ARKit LabelMaker: A New Scale for Indoor 3D Scene Understanding
Guangda Ji, Silvan Weder, Francis Engelmann, Marc Pollefeys, Hermann Blum
2024-10-24

Summary
This paper introduces ARKit LabelMaker, a new system that creates a large-scale dataset for understanding indoor 3D scenes by automatically labeling them with detailed descriptions.
What's the problem?
Training neural networks to understand 3D scenes requires large amounts of labeled data, but creating this data is time-consuming and expensive. Most existing datasets are limited in size and variety, making it hard to train effective models for tasks like recognizing objects or understanding environments.
What's the solution?
The authors developed ARKit LabelMaker, which enhances the existing ARKitScenes dataset by adding dense semantic annotations automatically. They improved an annotation pipeline called LabelMaker to efficiently generate these labels using advanced segmentation models. This allows for the creation of a comprehensive dataset with detailed descriptions of various indoor scenes, making it easier to train models on a larger scale.
Why it matters?
This research is important because it provides a valuable resource for training AI models in understanding 3D environments.
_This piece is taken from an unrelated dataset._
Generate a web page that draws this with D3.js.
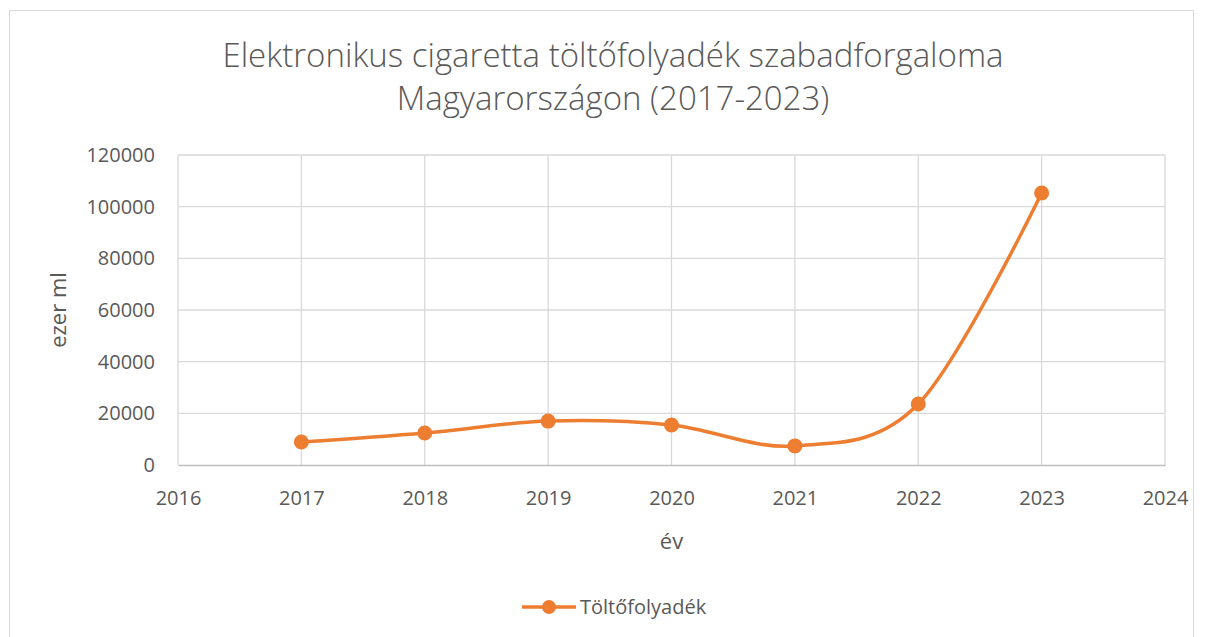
<!DOCTYPE html>
<html>
<head>
<meta charset="utf-8">
<script src="https://cdn.jsdelivr.net/npm/d3@7"></script>
<style>
  body { margin: 0; background: #fff; }
  text { font-family: "Open Sans", "Liberation Sans", sans-serif; fill: #595959; }
</style>
</head>
<body>
<svg id="chart" width="1205" height="637"></svg>
<script>
// Chart data
const years = [2017, 2018, 2019, 2020, 2021, 2022, 2023];
const values = [8900, 12400, 17000, 15500, 7400, 23600, 105300];
const yTicks = [0, 20000, 40000, 60000, 80000, 100000, 120000];
const xTicks = [2016, 2017, 2018, 2019, 2020, 2021, 2022, 2023, 2024];
const seriesName = "Töltőfolyadék";

const data = years.map((y, i) => ({ year: y, value: values[i] }));

// Size and margins
const size = {
    width: 1205,
    height: 637,
    margin: { top: 155, right: 40, bottom: 172, left: 178 }
};

const svg = d3.select("#chart");

// Outer chart border
svg.append("rect")
    .attr("x", 9.5)
    .attr("y", 10.5)
    .attr("width", 1184)
    .attr("height", 660)
    .attr("fill", "none")
    .attr("stroke", "#d9d9d9");

// Scales
const xScale = d3.scaleLinear()
    .domain([2016, 2024])
    .range([size.margin.left, size.width - size.margin.right]);

const yScale = d3.scaleLinear()
    .domain([0, 120000])
    .range([size.height - size.margin.bottom, size.margin.top]);

// Gridlines
svg.append("g")
    .selectAll("line")
    .data(yTicks.slice(1))
    .join("line")
    .attr("x1", xScale(2016))
    .attr("x2", xScale(2024))
    .attr("y1", d => yScale(d))
    .attr("y2", d => yScale(d))
    .attr("stroke", "#d9d9d9")
    .attr("stroke-width", 1.3);

svg.append("g")
    .selectAll("line")
    .data(xTicks)
    .join("line")
    .attr("x1", d => xScale(d))
    .attr("x2", d => xScale(d))
    .attr("y1", yScale(0))
    .attr("y2", yScale(120000))
    .attr("stroke", "#d9d9d9")
    .attr("stroke-width", 1.3);

// X axis
const xAxis = svg.append("g")
    .attr("transform", `translate(0, ${yScale(0)})`)
    .call(d3.axisBottom(xScale).tickValues(xTicks).tickFormat(d3.format("d")).tickSize(0).tickPadding(26));
xAxis.select(".domain").attr("stroke", "#bfbfbf").attr("stroke-width", 1.5);
xAxis.selectAll("text").style("font-size", "20px");

// Y axis
const yAxis = svg.append("g")
    .attr("transform", `translate(${xScale(2016)}, 0)`)
    .call(d3.axisLeft(yScale).tickValues(yTicks).tickFormat(d3.format("d")).tickSize(0).tickPadding(23));
yAxis.select(".domain").remove();
yAxis.selectAll("text").style("font-size", "20px");

// Smoothed line
const line = d3.line()
    .x(d => xScale(d.year))
    .y(d => yScale(d.value))
    .curve(d3.curveCatmullRom.alpha(0));

svg.append("path")
    .datum(data)
    .attr("d", line)
    .attr("fill", "none")
    .attr("stroke", "#ed7d31")
    .attr("stroke-width", 3.5);

// Markers
svg.selectAll("circle.pt")
    .data(data)
    .join("circle")
    .attr("class", "pt")
    .attr("cx", d => xScale(d.year))
    .attr("cy", d => yScale(d.value))
    .attr("r", 7.5)
    .attr("fill", "#ed7d31");

// Title
const title = svg.append("text")
    .attr("text-anchor", "middle")
    .style("font-size", "33px")
    .style("font-weight", "300");
title.append("tspan").attr("x", 613).attr("y", 67).text("Elektronikus cigaretta töltőfolyadék szabadforgaloma");
title.append("tspan").attr("x", 613).attr("y", 110).text("Magyarországon (2017-2023)");

// Axis labels
svg.append("text")
    .attr("x", xScale(2020))
    .attr("y", 549)
    .attr("text-anchor", "middle")
    .style("font-size", "22px")
    .text("év");

svg.append("text")
    .attr("transform", "rotate(-90)")
    .attr("x", -yScale(60000))
    .attr("y", 66)
    .attr("text-anchor", "middle")
    .style("font-size", "22px")
    .text("ezer ml");

// Legend
const legend = svg.append("g").attr("transform", "translate(522, 607)");
legend.append("line")
    .attr("x1", 0).attr("x2", 54)
    .attr("stroke", "#ed7d31")
    .attr("stroke-width", 3.5);
legend.append("circle")
    .attr("cx", 27)
    .attr("r", 7)
    .attr("fill", "#ed7d31");
legend.append("text")
    .attr("x", 58)
    .attr("y", 7)
    .style("font-size", "20px")
    .text(seriesName);
</script>
</body>
</html>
By automating the labeling process, it significantly reduces the time and effort needed to create high-quality datasets, which can lead to better performance in applications like robotics, virtual reality, and augmented reality.
Abstract
The performance of neural networks scales with both their size and the amount of data they have been trained on. This is shown in both language and image generation. However, this requires scaling-friendly network architectures as well as large-scale datasets. Even though scaling-friendly architectures like transformers have emerged for 3D vision tasks, the GPT-moment of 3D vision remains distant due to the lack of training data. In this paper, we introduce ARKit LabelMaker, the first large-scale, real-world 3D dataset with dense semantic annotations. Specifically, we complement ARKitScenes dataset with dense semantic annotations that are automatically generated at scale. To this end, we extend LabelMaker, a recent automatic annotation pipeline, to serve the needs of large-scale pre-training. This involves extending the pipeline with cutting-edge segmentation models as well as making it robust to the challenges of large-scale processing. Further, we push forward the state-of-the-art performance on ScanNet and ScanNet200 dataset with prevalent 3D semantic segmentation models, demonstrating the efficacy of our generated dataset.